After the war ended, Miller was involved with the founding of the Air University at Maxwell Field as its assistant chief of staff for operations, and then, in March 1946, as the chief of the plans division of the academic staff. His substantive rank was major from 12 June 1947, but he became a colonel in the United States Air Force on 2 April 1948. From August 1948 to June 1949 he was a student at the USAF Air War College there. He then went to Washington, DC, where he worked in the office of the deputy chief of staff for materiel at United States Air Force headquarters.

Miller was promoted to brigadier general in 1951. In June 1953 he went to the United Kingdom as commander of Northern Air Material Area (Europe), with its headquarters in Burtonwood, England.
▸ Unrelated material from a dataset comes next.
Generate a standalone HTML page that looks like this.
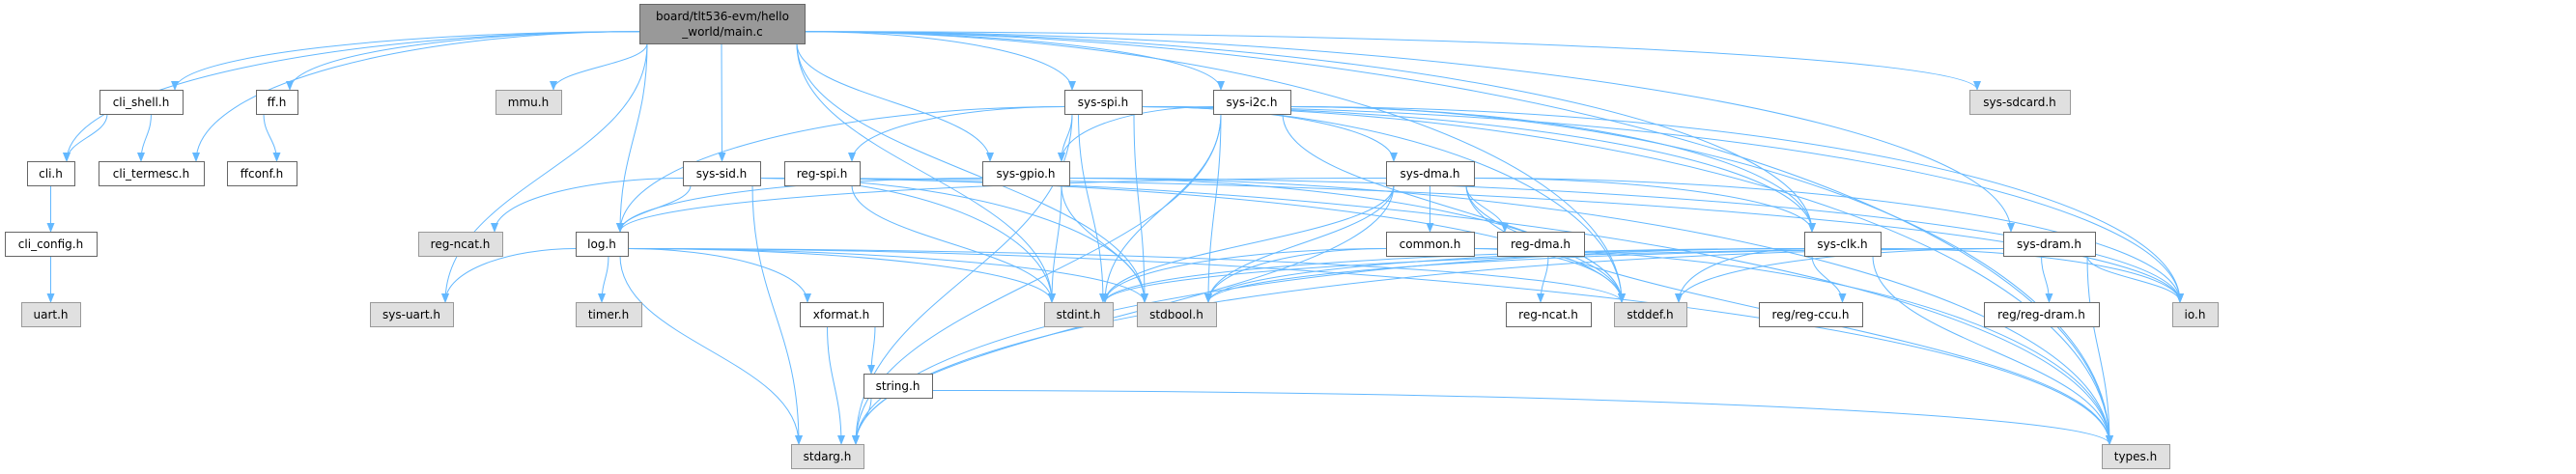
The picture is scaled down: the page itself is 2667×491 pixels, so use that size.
<!DOCTYPE html>
<html><head><meta charset="utf-8">
<style>
html,body{margin:0;padding:0;background:#fff;}
svg{display:block;}
text{font-family:"DejaVu Sans","Liberation Sans",sans-serif;font-size:12px;fill:#000;}
</style></head>
<body>
<svg id="g" width="2667" height="491" viewBox="0 0 2667 491" xmlns="http://www.w3.org/2000/svg">
<defs>
<marker id="ah" markerWidth="10" markerHeight="10" refX="9" refY="5" orient="auto" markerUnits="userSpaceOnUse">
<path d="M0,1 L10,5 L0,9 z" fill="#63b8ff"/>
</marker>
</defs>
<g id="edges" fill="none" stroke="#63b8ff" stroke-width="1"></g>
<g id="nodes" stroke="#666" stroke-width="1">
<rect x="662.5" y="4.5" width="171" height="41" fill="#999999"/>
<text x="748" y="21" text-anchor="middle" stroke="none">board/tlt536-evm/hello</text>
<text x="748" y="37" text-anchor="middle" stroke="none">_world/main.c</text>
</g>
</svg>
<script>
var N={
cli_shell:[103,93,189,118,'cli_shell.h',0],
ff:[265,93,308,118,'ff.h',0],
mmu:[513,93,581,118,'mmu.h',1],
spi:[1102,93,1182,118,'sys-spi.h',0],
i2c:[1256,93,1336,118,'sys-i2c.h',0],
sdcard:[2039,93,2143,118,'sys-sdcard.h',1],
cli:[28,167,77,192,'cli.h',0],
termesc:[102,167,211,192,'cli_termesc.h',0],
ffconf:[235,167,307,192,'ffconf.h',0],
sid:[707,167,787,192,'sys-sid.h',0],
regspi:[812,167,890,192,'reg-spi.h',0],
gpio:[1017,167,1107,192,'sys-gpio.h',0],
dma:[1435,167,1526,192,'sys-dma.h',0],
cliconf:[5,240,100,265,'cli_config.h',0],
ncat1:[433,240,520,265,'reg-ncat.h',1],
log:[596,240,650,265,'log.h',0],
common:[1435,240,1526,265,'common.h',0],
regdma:[1550,240,1640,265,'reg-dma.h',0],
clk:[1868,240,1947,265,'sys-clk.h',0],
dram:[2074,240,2169,265,'sys-dram.h',0],
uart:[22,313,83,338,'uart.h',1],
sysuart:[383,313,469,338,'sys-uart.h',1],
timer:[596,313,664,338,'timer.h',1],
xformat:[828,313,914,338,'xformat.h',0],
stdint:[1081,313,1152,338,'stdint.h',1],
stdbool:[1177,313,1259,338,'stdbool.h',1],
ncat2:[1559,313,1647,338,'reg-ncat.h',0],
stddef:[1671,313,1746,338,'stddef.h',1],
ccu:[1821,313,1928,338,'reg/reg-ccu.h',0],
regdram:[2054,313,2173,338,'reg/reg-dram.h',0],
io:[2249,313,2296,338,'io.h',1],
string:[894,387,965,412,'string.h',0],
stdarg:[819,460,894,485,'stdarg.h',1],
types:[2176,460,2246,485,'types.h',1],
main:[662,4,833,45,'',0]
};
var E=[
['main','cli_shell'],['main','cli'],['main','termesc'],['main','ff'],['main','mmu'],['main','sid'],['main','log'],['main','sysuart'],['main','stdint'],['main','stdbool'],['main','gpio'],['main','spi'],['main','i2c'],['main','dram'],['main','sdcard'],['main','stddef'],['main','types'],['main','clk'],
['cli_shell','cli'],['cli_shell','termesc'],['cli','cliconf'],['cliconf','uart'],['ff','ffconf'],
['sid','ncat1'],['sid','log'],['sid','stdarg'],['sid','stdint'],['sid','stdbool'],['sid','stddef'],['sid','io'],['sid','types'],
['log','sysuart'],['log','timer'],['log','xformat'],['log','stdint'],['log','stdbool'],['log','stddef'],['log','types'],['log','stdarg'],
['xformat','stdarg'],['xformat','string'],['string','stdarg'],['string','types'],
['spi','regspi'],['spi','log'],['spi','gpio'],['spi','dma'],['spi','stdint'],['spi','stdbool'],['spi','stddef'],['spi','stdarg'],['spi','clk'],['spi','io'],['spi','types'],
['i2c','gpio'],['i2c','clk'],['i2c','stdint'],['i2c','stdbool'],['i2c','stdarg'],['i2c','stddef'],['i2c','io'],['i2c','types'],
['regspi','stdint'],
['gpio','log'],['gpio','stdint'],['gpio','stdbool'],['gpio','stddef'],['gpio','io'],['gpio','types'],
['dma','common'],['dma','regdma'],['dma','log'],['dma','stdint'],['dma','stdbool'],['dma','stddef'],['dma','stdarg'],['dma','clk'],['dma','io'],['dma','types'],
['common','stdint'],['common','stdbool'],['common','stddef'],['common','types'],
['regdma','ncat2'],
['clk','ccu'],['clk','stdint'],['clk','stdbool'],['clk','stddef'],['clk','io'],['clk','types'],['clk','stdarg'],
['dram','regdram'],['dram','io'],['dram','types'],['dram','stdint'],['dram','stdbool'],['dram','stddef'],['dram','stdarg']
];
var NS='http://www.w3.org/2000/svg';
var eg=document.getElementById('edges');
function cl(v,a,b){return Math.max(a,Math.min(b,v));}
E.forEach(function(e){
 var s=N[e[0]],t=N[e[1]];
 var tcx=(t[0]+t[2])/2,scx=(s[0]+s[2])/2;
 var sx=cl(tcx,s[0]+8,s[2]-8),sy=s[3];
 var tx=cl(scx,t[0]+8,t[2]-8),ty=t[1];
 var dy=ty-sy;
 var d;
 if(Math.abs(tx-sx)>dy*2.5){
   // long horizontal: leave from side
   sx = tcx>scx? s[2]: s[0]; sy=(s[1]+s[3])/2+ (s[3]-s[1])*0.2;
   dy=ty-sy;
   d='M'+sx+','+sy+' C'+(sx+(tx-sx)*0.5)+','+sy+' '+tx+','+(ty-dy*0.6)+' '+tx+','+ty;
 } else {
   d='M'+sx+','+sy+' C'+sx+','+(sy+dy*0.45)+' '+tx+','+(ty-dy*0.45)+' '+tx+','+ty;
 }
 var p=document.createElementNS(NS,'path');
 p.setAttribute('d',d);p.setAttribute('marker-end','url(#ah)');
 eg.appendChild(p);
});
var ng=document.getElementById('nodes');
for(var k in N){ if(k==='main')continue; var n=N[k];
 var r=document.createElementNS(NS,'rect');
 r.setAttribute('x',n[0]+0.5);r.setAttribute('y',n[1]+0.5);
 r.setAttribute('width',n[2]-n[0]);r.setAttribute('height',n[3]-n[1]);
 r.setAttribute('fill',n[5]?'#e0e0e0':'#ffffff');
 r.setAttribute('stroke',n[5]?'#999':'#666');
 ng.appendChild(r);
 var t=document.createElementNS(NS,'text');
 t.setAttribute('x',(n[0]+n[2])/2);t.setAttribute('y',n[1]+17);
 t.setAttribute('text-anchor','middle');t.setAttribute('stroke','none');
 t.textContent=n[4];ng.appendChild(t);
}
</script>
</body></html>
He was promoted to major general in 1956. The commander of the Air Research and Development Command, General Thomas S. Power selected Miller to command the Arnold Engineering Development Center (AEDC) in Tullahoma, Tennessee. This was an unusual appointment in that Miller had no engineering background, but what was required at the time was someone to streamline the organization.

In 1960, Miller became the deputy commander of the Air University at what was now Maxwell Air Force Base. On 1 August 1961, he became its commander, with the rank of lieutenant general. In this role he improved instructional techniques, expanded the curricula, introduced tuition assistance for Air Force ROTC students, expanded the reach of the Air University by establishing associate degree courses at other Air Force bases, and instituted a degree completion program in cooperation with George Washington University. His tenure ended on 31 December 1963, and he officially retired from the USAF on 1 January 1964.

==Death==
Miller was diagnosed with lung cancer in 1987, although he had given up smoking forty years before. He died on 14 May 1988, and was buried in Arlington National Cemetery.